Balancing insurance and your super
If you’re wondering whether your insurance is worth the cost, this article helps you understand the trade-off between cover today and retirement savings.
24 Apr 2026
Insurance offers protection but it comes at a cost
Insurance in super can provide valuable peace of mind, but it isn’t free.
Because insurance premiums are deducted from your super account at the end of each month, understanding your insurance premiums associated with your cover can help you protect yourself without unintentionally eroding your retirement savings.
How premiums affect your super
When premiums come out of your super:
- they don’t affect your take home pay
- they may be more tax effective than paying for insurance outside super
- they may reduce the amount available for long term investment growth.
Over many years, even small premiums can add up. That’s why it’s important to regularly check whether your level of cover still makes sense.
What is insurance erosion?
Insurance erosion describes the impact insurance premiums can have on your super balance over time.
Keeping your super in one account can help reduce this impact by avoiding duplicate insurance premiums and making it easier to manage your cover. Before consolidating your super, you should consider whether you would lose any insurance cover you would like to keep.
As a general industry guide, premiums of around 1% of salary a year are often used as a prompt to regularly review whether your insurance still suits your needs —helping you balance protection today with your retirement savings.
When higher premiums may be worthwhile
Sometimes paying higher premiums is a conscious and sensible decision.

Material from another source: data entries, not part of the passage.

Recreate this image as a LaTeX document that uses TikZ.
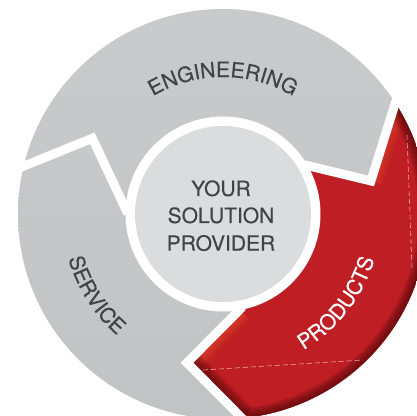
\documentclass[tikz,border=0pt]{standalone}
\usepackage{fontspec}
\setmainfont{TeX Gyre Heros}[FakeBold=0.35]
\usetikzlibrary{calc,decorations.text}
\definecolor{txtgray}{HTML}{434345}
\definecolor{gtop}{HTML}{C9CACC}
\definecolor{gmid}{HTML}{E0E1E3}
\definecolor{gbot}{HTML}{C2C3C5}
\definecolor{diskc}{HTML}{DBDCDE}
\definecolor{redmain}{HTML}{BE1E24}
\definecolor{reddark}{HTML}{5A0A0C}
\definecolor{redlight}{HTML}{E2482E}
\definecolor{seam}{HTML}{E8A2A2}
\newcommand\lblfont{\fontsize{21}{21}\selectfont}
\begin{document}
\begin{tikzpicture}[x=1pt,y=1pt,
  sepline/.style={white,line width=9pt,line join=miter,miter limit=20},
  ctext/.style={font=\lblfont,text=txtgray,inner sep=0pt,anchor=base},
  seamline/.style={seam,line width=0.6pt,dash pattern=on 5pt off 3pt},
]
\useasboundingbox (0,0) rectangle (417,415);
\fill[white] (0,0) rectangle (417,415);
\coordinate (C) at (223,201);
\coordinate (EPo) at ($(C)+(32.8:205)$);
\coordinate (EPt) at ($(C)+(12.6:151.6)$);
\coordinate (EPi) at ($(C)+(30:97)$);
\coordinate (PSo) at ($(C)+(-84.7:205)$);
\coordinate (PSt) at ($(C)+(-103.6:153)$);
\coordinate (PSi) at ($(C)+(-80:97)$);
\coordinate (SEo) at ($(C)+(166.5:205)$);
\coordinate (SEt) at ($(C)+(149.9:151)$);
\coordinate (SEi) at ($(C)+(177.7:97)$);
\begin{scope}
\clip (0,0) rectangle (417,415);
\shade[top color=gtop, middle color=gmid, bottom color=gbot] (C) circle[radius=205];
\begin{scope}
\clip (EPo) arc[start angle=32.8,end angle=-84.7,radius=205] -- (PSt) -- (PSi)
  arc[start angle=-80,end angle=30,radius=97] -- (EPt) -- cycle;
\fill[redmain] (C) circle[radius=210];
\foreach \w in {14,16,...,28} \draw[redlight,opacity=0.10,line width=\w pt] (PSt) -- (PSi);
\foreach \w in {14,16,...,26} \draw[redlight,opacity=0.08,line width=\w pt] (EPo) -- (EPt);
\foreach \w in {2,4,...,20} \draw[reddark,opacity=0.12,line width=\w pt] (C) circle[radius=205];
\foreach \w in {10,12,...,30} \draw[reddark,opacity=0.10,line width=\w pt] (PSt) -- (PSo);
\draw[seamline] (407,280) -- (412,147);
\draw[seamline] (203,45) -- (363,55);
\end{scope}
\draw[sepline] ($(EPt)!1.2!(EPo)$) -- (EPt) -- ($(EPt)!1.05!(EPi)$);
\draw[sepline] ($(PSt)!1.2!(PSo)$) -- (PSt) -- ($(PSt)!1.05!(PSi)$);
\draw[sepline] ($(SEt)!1.2!(SEo)$) -- (SEt) -- ($(SEt)!1.05!(SEi)$);
\fill[white] (C) circle[radius=97.5];
\fill[diskc] (C) circle[radius=88];
\end{scope}
\node[ctext] (l1) at (221,219) {YOUR};
\node[ctext] (l2) at (221,192) {SOLUTION};
\node[ctext] (l3) at (221,164.3) {PROVIDER};
\path[decorate,decoration={text along path,text={|\lblfont|ENGINEERING},text align=center,text color=txtgray}]
  ($(C)+(130:137)$) arc[start angle=130,end angle=50,radius=137];
\path[decorate,decoration={text along path,text={|\lblfont|SERVICE},text align=center,text color=txtgray}]
  ($(C)+(185:161)$) arc[start angle=185,end angle=240,radius=161];
\path[decorate,decoration={text along path,text={|\lblfont|PRODUCTS},text align=center,text color=white}]
  ($(C)+(-65:158)$) arc[start angle=-65,end angle=-11,radius=158];
\end{tikzpicture}
\end{document}
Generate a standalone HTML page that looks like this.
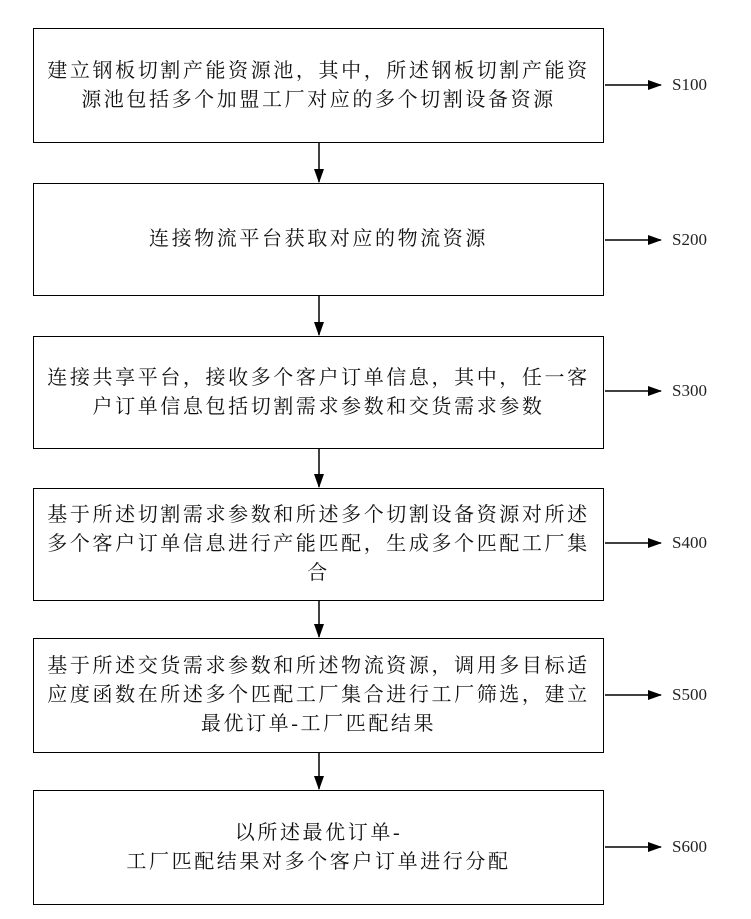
<!DOCTYPE html>
<html><head><meta charset="utf-8"><style>
body{margin:0;width:751px;height:919px;background:#fff;position:relative;overflow:hidden}
.b{position:absolute;left:33px;width:571px;border:1.5px solid #000;display:flex;align-items:center;justify-content:center;text-align:center;font-family:"Liberation Serif","Noto Serif CJK SC",serif;font-size:20px;letter-spacing:2.6px;line-height:29px;color:#111;box-sizing:border-box;padding:0 6px}
.l{position:absolute;left:672px;font-family:"Liberation Serif",serif;font-size:17px;color:#222}
svg{position:absolute;left:0;top:0}
</style></head><body>
<div class="b" style="top:28px;height:115px">建立钢板切割产能资源池，其中，所述钢板切割产能资源池包括多个加盟工厂对应的多个切割设备资源</div>
<div class="b" style="top:183px;height:113px">连接物流平台获取对应的物流资源</div>
<div class="b" style="top:336px;height:113px">连接共享平台，接收多个客户订单信息，其中，任一客户订单信息包括切割需求参数和交货需求参数</div>
<div class="b" style="top:488px;height:113px">基于所述切割需求参数和所述多个切割设备资源对所述多个客户订单信息进行产能匹配，生成多个匹配工厂集合</div>
<div class="b" style="top:638px;height:115px">基于所述交货需求参数和所述物流资源，调用多目标适应度函数在所述多个匹配工厂集合进行工厂筛选，建立最优订单-工厂匹配结果</div>
<div class="b" style="top:790px;height:115px">以所述最优订单-<br>工厂匹配结果对多个客户订单进行分配</div>
<div class="l" style="top:75px">S100</div>
<div class="l" style="top:230px">S200</div>
<div class="l" style="top:381px">S300</div>
<div class="l" style="top:533px">S400</div>
<div class="l" style="top:685px">S500</div>
<div class="l" style="top:837px">S600</div>
<svg width="751" height="919">
<defs><marker id="a" markerWidth="14" markerHeight="10" refX="13" refY="5" orient="auto" markerUnits="userSpaceOnUse"><path d="M0,0L14,5L0,10z" fill="#000"/></marker></defs>
<g stroke="#000" stroke-width="1.5" marker-end="url(#a)">
<line x1="319" y1="143" x2="319" y2="182"/>
<line x1="319" y1="296" x2="319" y2="335"/>
<line x1="319" y1="449" x2="319" y2="487"/>
<line x1="319" y1="601" x2="319" y2="637"/>
<line x1="319" y1="753" x2="319" y2="789"/>
<line x1="605" y1="85" x2="661" y2="85"/>
<line x1="605" y1="240" x2="661" y2="240"/>
<line x1="605" y1="391" x2="661" y2="391"/>
<line x1="605" y1="543" x2="661" y2="543"/>
<line x1="605" y1="695" x2="661" y2="695"/>
<line x1="605" y1="847" x2="661" y2="847"/>
</g></svg>
</body></html>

This may be the case if you need:
- higher levels of cover to support your lifestyle or financial commitments
- higher levels of cover to support a higher income
In these situations, the extra cost may be outweighed by the protection insurance provides.
Why insurance in super can still make sense
Insurance through super can offer:
- automatic premium deductions
- competitive group pricing
- cover that’s easy to manage
- additional oversight if you make a claim (the fund trustee may review and challenge decisions on your behalf).
For many members, this makes insurance in super a practical and cost-effective option.
Things to consider before making changes
Before changing or cancelling your cover, think about:
- whether you could get the cover again later without a full insurance application
- how long you have until retirement
- whether you hold insurance in other super accounts
- your financial commitments
Before making changes, you may want to check the relevant Product Disclosure Statement (PDS) and Insurance Guide or consider getting financial advice.